How about a dilemma for project managers: On one hand, in order to prosper, I must promise projects that have minimum planned lead time; in order to promise minimum planned lead time, I'm pressured to not protect the project. On the other hand, in order to prosper, I must assure that project promises are kept; in order to keep project promises, I'm pressured to protect the project more. (This one is usually subject to compromise, which quickly devolve to lose-lose situations -- a little protection, a little late, very little prospering.)

And project owners or program managers aren't immune either: On one hand, in order to finish all projects asap, we must finish existing projects asap; in order to finish existing projects asap, we are pressured to delay the starts of new projects. On the other hand, in order to finish all projects asap, we must finish new projects asap; in order to finish new projects asap, we are pressured to start new projects asap. (Could the usual solution to this one be to start the new projects, and then multi-task to "assure progress" on all projects?)

And looking a bit deeper, maybe there's a core conflict at the root of problems in most of today's projects: On one hand, in order to have successful projects, we must respond to unexpected circumstances impacting key goals of our project (i.e., schedule, scope, budget); in order to respond to unexpected circumstances, we are often pressured to compromise on at least one of the other goals. On the other hand, in order to have successful projects, we must deliver the key goals; in order to deliver the key goals, we must not compromise those goals. (This one's easy -- How many projects ever come in on time AND within budget AND as specified?)

Hey -- who said it would be easy? That's why folks associated with projects get paid the big bucks. Right?

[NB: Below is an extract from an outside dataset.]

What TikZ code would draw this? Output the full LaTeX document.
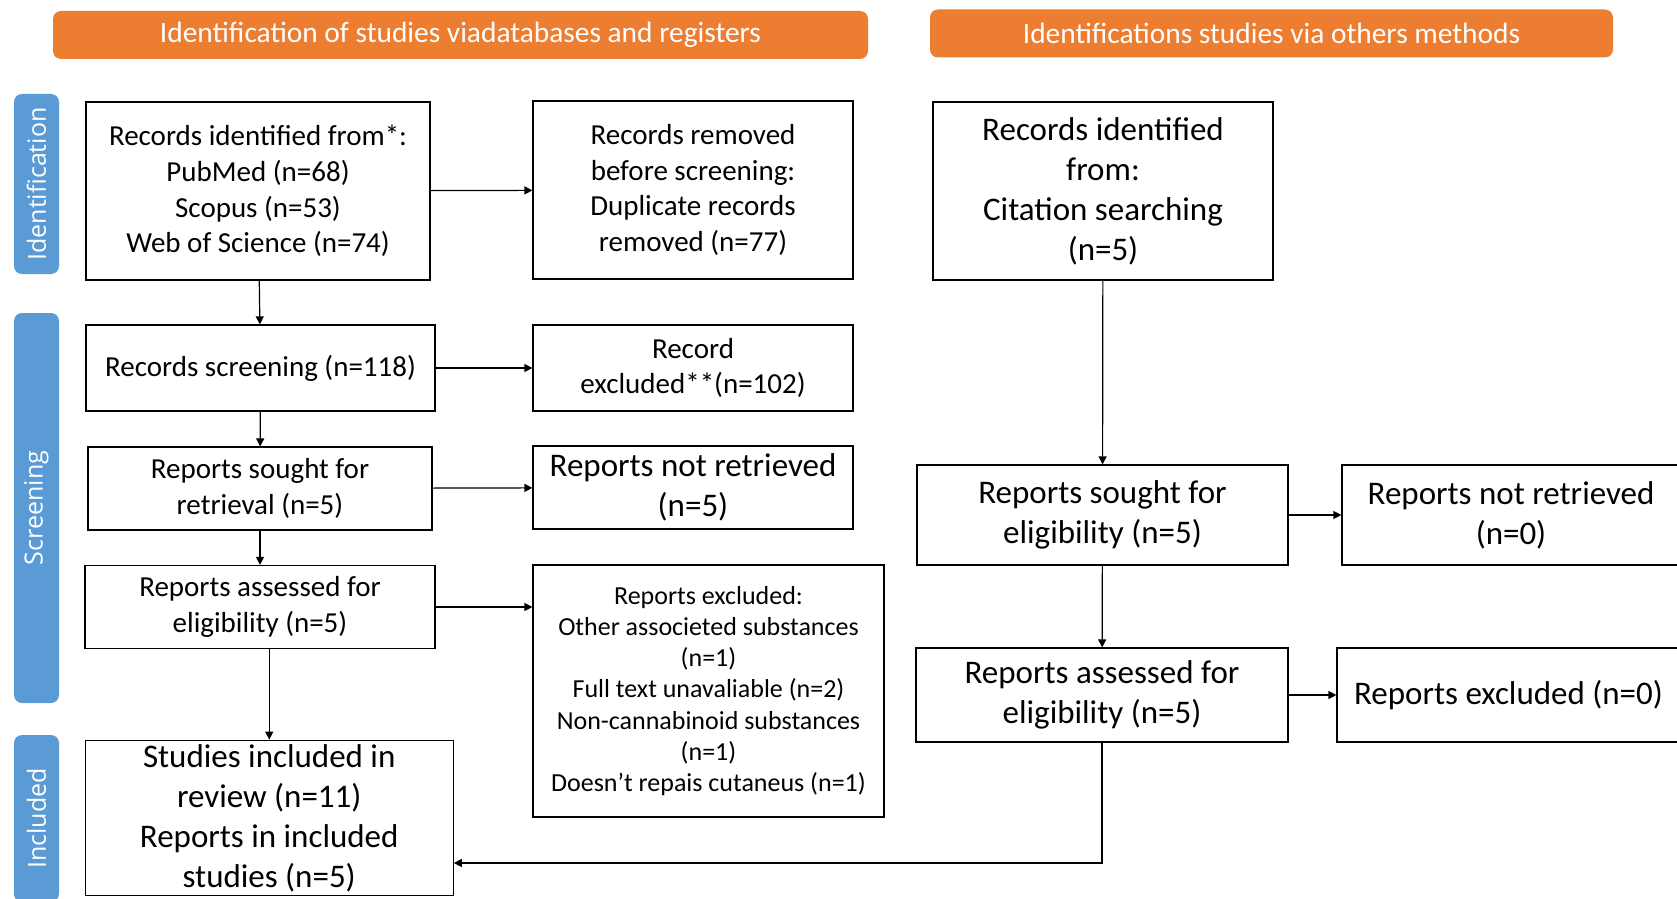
\documentclass[tikz,border=0pt]{standalone}
\usepackage{fontspec}
\setmainfont{Carlito}
\newfontfamily\sidefont{Open Sans}
\usetikzlibrary{arrows.meta}
\definecolor{prismaorange}{HTML}{ED7D31}
\definecolor{prismablue}{HTML}{5B9BD5}

\begin{document}
\begin{tikzpicture}[x=0.5pt, y=-0.5pt,
    box/.style={draw, line width=0.6pt, align=center, inner sep=2pt},
    txtS/.style={font=\fontsize{14.5}{17.8}\selectfont},
    txtM/.style={font=\fontsize{13}{15.6}\selectfont},
    txtL/.style={font=\fontsize{16.5}{20}\selectfont},
    banner/.style={fill=prismaorange, rounded corners=4pt, text=white, font=\fontsize{14.7}{17}\selectfont, minimum height=24pt},
    phase/.style={fill=prismablue, rounded corners=4pt, text=white, rotate=90, font=\sidefont\fontsize{12.5}{15}\selectfont, minimum height=22.5pt},
    arr/.style={-{Triangle[length=4pt, width=4pt]}, line width=0.6pt}]
\useasboundingbox (0,0) rectangle (1677,899);

% headers
\node[banner, minimum width=407.5pt] (headDb) at (460.5,35) {Identification of studies viadatabases and registers};
\node[banner, minimum width=341.5pt] (headOther) at (1271.5,33.5) {Identifications studies via others methods};

% phases
\node[phase, minimum width=90pt] (phIdent) at (36.5,184) {Identification};
\node[phase, minimum width=195pt] (phScreen) at (36.5,508) {Screening};
\node[phase, minimum width=83.5pt] (phIncl) at (36.5,818.5) {Included};

% databases and registers
\node[box, txtS, minimum width=172pt, minimum height=89pt] (recId) at (258,191)
    {Records identified from*:\\PubMed (n=68)\\Scopus (n=53)\\Web of Science (n=74)};
\node[box, txtS, minimum width=160pt, minimum height=89pt] (recRem) at (693,190)
    {Records removed\\before screening:\\Duplicate records\\removed (n=77)};
\node[box, txtS, minimum width=174.5pt, minimum height=43pt] (recScr) at (260.5,368)
    {Records screening (n=118)};
\node[box, txtS, minimum width=160pt, minimum height=43pt] (recExc) at (693,368)
    {Record\\excluded**(n=102)};
\node[box, txtS, minimum width=172pt, minimum height=41.5pt] (repSought) at (260,488.5)
    {Reports sought for\\retrieval (n=5)};
\node[box, txtL, minimum width=160pt, minimum height=41.5pt] (repNot) at (693,487.5)
    {Reports not retrieved\\(n=5)};
\node[box, txtS, minimum width=175pt, minimum height=41.5pt] (repAss) at (260,607)
    {Reports assessed for\\eligibility (n=5)};
\node[box, txtM, minimum width=175.5pt, minimum height=126pt] (repExc) at (708.5,691)
    {Reports excluded:\\Other associeted substances\\(n=1)\\Full text unavaliable (n=2)\\Non-cannabinoid substances\\(n=1)\\Doesn’t repais cutaneus (n=1)};
\node[box, txtL, minimum width=184pt, minimum height=76pt] (included) at (269.25,818)
    {Studies included in\\review (n=11)\\Reports in included\\studies (n=5)};

% other methods
\node[box, txtL, minimum width=170pt, minimum height=89pt] (citId) at (1103,191)
    {Records identified\\from:\\Citation searching\\(n=5)};
\node[box, txtL, minimum width=185.5pt, minimum height=50pt] (citSought) at (1102.5,515)
    {Reports sought for\\eligibility (n=5)};
\node[box, txtL, minimum width=169pt, minimum height=50pt] (citNot) at (1511,515)
    {Reports not retrieved\\(n=0)};
\node[box, txtL, minimum width=186pt, minimum height=47pt] (citAss) at (1102,695)
    {Reports assessed for\\eligibility (n=5)};
\node[box, txtL, minimum width=171.5pt, minimum height=47pt] (citExc) at (1508.5,695)
    {Reports excluded (n=0)};
\coordinate (citJoin) at (1102,863);

% connectors
\draw[arr] (recId) -- (recRem);
\draw[arr] (recId) -- (recScr);
\draw[arr] (recScr) -- (recExc);
\draw[arr] (recScr) -- (repSought);
\draw[arr] (repSought) -- (repNot);
\draw[arr] (repSought) -- (repAss);
\draw[arr] (repAss.east) -- (repAss.east -| repExc.west);
\draw[arr] (repAss.south -| included.north) -- (included.north);
\draw[arr] (citId) -- (citSought);
\draw[arr] (citSought) -- (citNot);
\draw[arr] (citSought) -- (citAss);
\draw[arr] (citAss) -- (citExc);
\draw[arr] (citAss.south) -- (citJoin) -- (citJoin -| included.east);
\end{tikzpicture}
\end{document}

The key, however, to dealing with dilemmas or conflicts like these is to look a bit deeper into the assumptions that underlie the "in order to, we are pressured..." statements or the belief in the conflict itself. Maybe if we identify and address some faulty assumptions, the conflicts can be resolved - maybe we could achieve the "musts" without the conflicting "pressures." At the core of Critical Chain-based project management is the questioning of these assumptions. The resource’s dilemma is rooted in the assumed need to promise task duration performance in order to assure project duration performance. For the PM’s dilemma, there are assumptions about how project promises can be made safe. And the assumption about "starting sooner to finish sooner" can be shown to break down as soon as projects start interacting and drive multi-tasking of resources.